— Begin —

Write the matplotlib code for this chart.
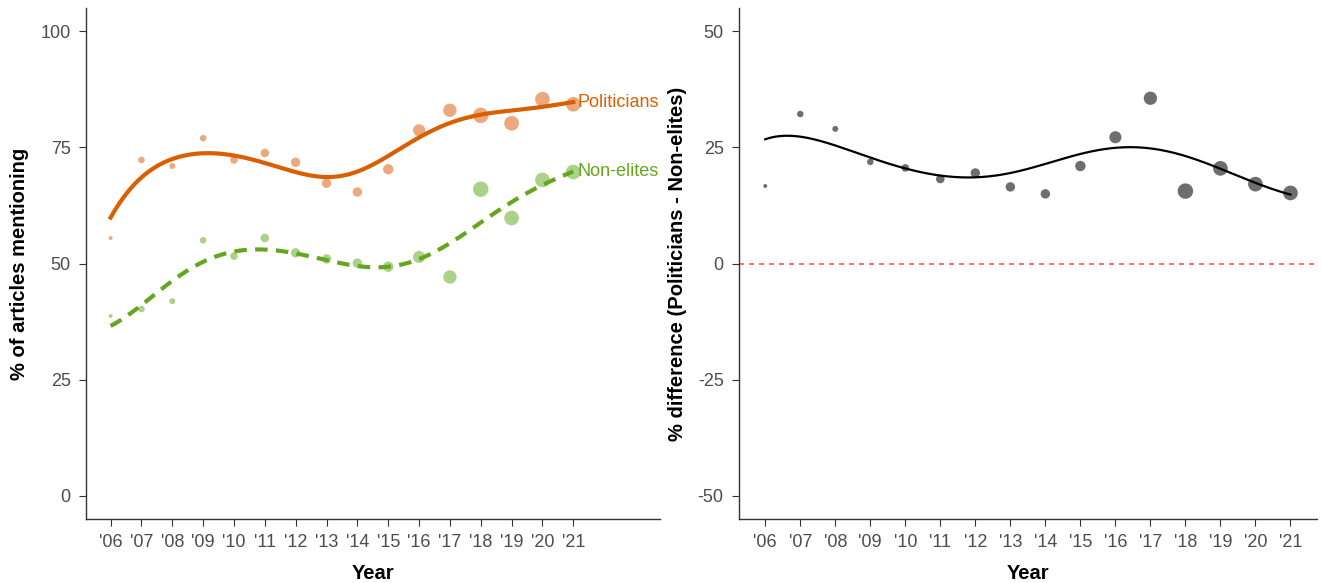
import numpy as np
import matplotlib
matplotlib.use('Agg')
import matplotlib.pyplot as plt

plt.rcParams['font.family'] = ['Liberation Sans', 'DejaVu Sans']
plt.rcParams['axes.unicode_minus'] = False

years = np.arange(2006, 2022)
year_labels = ["'%02d" % (y % 100) for y in years]

politicians = [55.5, 72.3, 71.0, 77.0, 72.3, 73.8, 71.8, 67.3, 65.4, 70.3, 78.7, 83.0, 81.9, 80.2, 85.4, 84.3]
non_elites = [38.7, 40.2, 41.9, 55.0, 51.6, 55.5, 52.3, 51.0, 50.1, 49.3, 51.4, 47.1, 66.0, 59.8, 68.0, 69.7]
difference = [16.7, 32.2, 29.0, 21.9, 20.6, 18.2, 19.5, 16.5, 15.0, 21.0, 27.2, 35.6, 15.6, 20.5, 17.1, 15.2]
# relative number of articles per year (drives point size and smoothing weight)
n_articles = [20, 55, 45, 55, 75, 95, 115, 115, 115, 140, 190, 230, 310, 280, 280, 280]

orange = '#D95F02'
green = '#66A61E'


def smooth(x, y, wts, bw=2.0):
    # weighted local quadratic regression with gaussian kernel
    x = np.asarray(x, float)
    y = np.asarray(y, float)
    wts = np.asarray(wts, float)
    grid = np.linspace(x.min(), x.max(), 300)
    out = []
    for g in grid:
        w = wts * np.exp(-0.5 * ((x - g) / bw) ** 2)
        X = np.vstack([np.ones_like(x), x - g, (x - g) ** 2]).T
        W = np.diag(w)
        beta = np.linalg.solve(X.T @ W @ X, X.T @ W @ y)
        out.append(beta[0])
    return grid, np.array(out)


def style(ax):
    for s in ['top', 'right']:
        ax.spines[s].set_visible(False)
    for s in ['left', 'bottom']:
        ax.spines[s].set_color('#333333')
        ax.spines[s].set_linewidth(1.0)
    ax.tick_params(colors='#333333', labelcolor='#4d4d4d', labelsize=13, length=5, pad=6)
    ax.set_xticks(years)
    ax.set_xticklabels(year_labels)
    ax.set_xlabel('Year', fontsize=14.5, fontweight='bold', labelpad=9)


fig = plt.figure(figsize=(13.22, 5.83), dpi=100)
ax1 = fig.add_axes([0.065, 0.11, 0.434, 0.876])
ax2 = fig.add_axes([0.559, 0.11, 0.437, 0.876])

sizes = np.array(n_articles) * 0.4

# left panel
ax1.scatter(years, politicians, s=sizes, color='#E99A66', alpha=0.85, edgecolors='none', zorder=2)
ax1.scatter(years, non_elites, s=sizes, color='#9CCB74', alpha=0.85, edgecolors='none', zorder=2)
gx, gp = smooth(years, politicians, n_articles)
ax1.plot(gx, gp, color=orange, lw=3, zorder=3)
gx, gn = smooth(years, non_elites, n_articles)
ax1.plot(gx, gn, color=green, lw=3, ls=(0, (3, 2)), zorder=3)
ax1.text(years[-1] + 0.12, gp[-1], 'Politicians', color=orange, fontsize=13, va='center', ha='left')
ax1.text(years[-1] + 0.12, gn[-1], 'Non-elites', color=green, fontsize=13, va='center', ha='left')
ax1.set_xlim(2005.2, 2023.8)
ax1.set_ylim(-5, 105)
ax1.set_yticks([0, 25, 50, 75, 100])
ax1.set_ylabel('% of articles mentioning', fontsize=14.5, fontweight='bold', labelpad=8)
style(ax1)

# right panel
ax2.axhline(0, color='#FF5555', ls=(0, (3, 3)), lw=1.2, zorder=1)
ax2.scatter(years, difference, s=sizes, color='#555555', alpha=0.85, edgecolors='none', zorder=2)
gx, gd = smooth(years, difference, n_articles, bw=2.6)
ax2.plot(gx, gd, color='black', lw=1.6, zorder=3)
ax2.set_xlim(2005.25, 2021.75)
ax2.set_ylim(-55, 55)
ax2.set_yticks([-50, -25, 0, 25, 50])
ax2.set_ylabel('% difference (Politicians - Non-elites)', fontsize=14.5, fontweight='bold', labelpad=8)
style(ax2)

fig.savefig('out.png', dpi=100)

— End —

# Aim of the task
Copy out the whole listing exactly, and don't carry over any pictures.

# Result of the exercise
Write the matplotlib code for this chart.
import numpy as np
import matplotlib
matplotlib.use('Agg')
import matplotlib.pyplot as plt

plt.rcParams['font.family'] = ['Liberation Sans', 'DejaVu Sans']
plt.rcParams['axes.unicode_minus'] = False

years = np.arange(2006, 2022)
year_labels = ["'%02d" % (y % 100) for y in years]

politicians = [55.5, 72.3, 71.0, 77.0, 72.3, 73.8, 71.8, 67.3, 65.4, 70.3, 78.7, 83.0, 81.9, 80.2, 85.4, 84.3]
non_elites = [38.7, 40.2, 41.9, 55.0, 51.6, 55.5, 52.3, 51.0, 50.1, 49.3, 51.4, 47.1, 66.0, 59.8, 68.0, 69.7]
difference = [16.7, 32.2, 29.0, 21.9, 20.6, 18.2, 19.5, 16.5, 15.0, 21.0, 27.2, 35.6, 15.6, 20.5, 17.1, 15.2]
# relative number of articles per year (drives point size and smoothing weight)
n_articles = [20, 55, 45, 55, 75, 95, 115, 115, 115, 140, 190, 230, 310, 280, 280, 280]

orange = '#D95F02'
green = '#66A61E'


def smooth(x, y, wts, bw=2.0):
    # weighted local quadratic regression with gaussian kernel
    x = np.asarray(x, float)
    y = np.asarray(y, float)
    wts = np.asarray(wts, float)
    grid = np.linspace(x.min(), x.max(), 300)
    out = []
    for g in grid:
        w = wts * np.exp(-0.5 * ((x - g) / bw) ** 2)
        X = np.vstack([np.ones_like(x), x - g, (x - g) ** 2]).T
        W = np.diag(w)
        beta = np.linalg.solve(X.T @ W @ X, X.T @ W @ y)
        out.append(beta[0])
    return grid, np.array(out)


def style(ax):
    for s in ['top', 'right']:
        ax.spines[s].set_visible(False)
    for s in ['left', 'bottom']:
        ax.spines[s].set_color('#333333')
        ax.spines[s].set_linewidth(1.0)
    ax.tick_params(colors='#333333', labelcolor='#4d4d4d', labelsize=13, length=5, pad=6)
    ax.set_xticks(years)
    ax.set_xticklabels(year_labels)
    ax.set_xlabel('Year', fontsize=14.5, fontweight='bold', labelpad=9)


fig = plt.figure(figsize=(13.22, 5.83), dpi=100)
ax1 = fig.add_axes([0.065, 0.11, 0.434, 0.876])
ax2 = fig.add_axes([0.559, 0.11, 0.437, 0.876])

sizes = np.array(n_articles) * 0.4

# left panel
ax1.scatter(years, politicians, s=sizes, color='#E99A66', alpha=0.85, edgecolors='none', zorder=2)
ax1.scatter(years, non_elites, s=sizes, color='#9CCB74', alpha=0.85, edgecolors='none', zorder=2)
gx, gp = smooth(years, politicians, n_articles)
ax1.plot(gx, gp, color=orange, lw=3, zorder=3)
gx, gn = smooth(years, non_elites, n_articles)
ax1.plot(gx, gn, color=green, lw=3, ls=(0, (3, 2)), zorder=3)
ax1.text(years[-1] + 0.12, gp[-1], 'Politicians', color=orange, fontsize=13, va='center', ha='left')
ax1.text(years[-1] + 0.12, gn[-1], 'Non-elites', color=green, fontsize=13, va='center', ha='left')
ax1.set_xlim(2005.2, 2023.8)
ax1.set_ylim(-5, 105)
ax1.set_yticks([0, 25, 50, 75, 100])
ax1.set_ylabel('% of articles mentioning', fontsize=14.5, fontweight='bold', labelpad=8)
style(ax1)

# right panel
ax2.axhline(0, color='#FF5555', ls=(0, (3, 3)), lw=1.2, zorder=1)
ax2.scatter(years, difference, s=sizes, color='#555555', alpha=0.85, edgecolors='none', zorder=2)
gx, gd = smooth(years, difference, n_articles, bw=2.6)
ax2.plot(gx, gd, color='black', lw=1.6, zorder=3)
ax2.set_xlim(2005.25, 2021.75)
ax2.set_ylim(-55, 55)
ax2.set_yticks([-50, -25, 0, 25, 50])
ax2.set_ylabel('% difference (Politicians - Non-elites)', fontsize=14.5, fontweight='bold', labelpad=8)
style(ax2)

fig.savefig('out.png', dpi=100)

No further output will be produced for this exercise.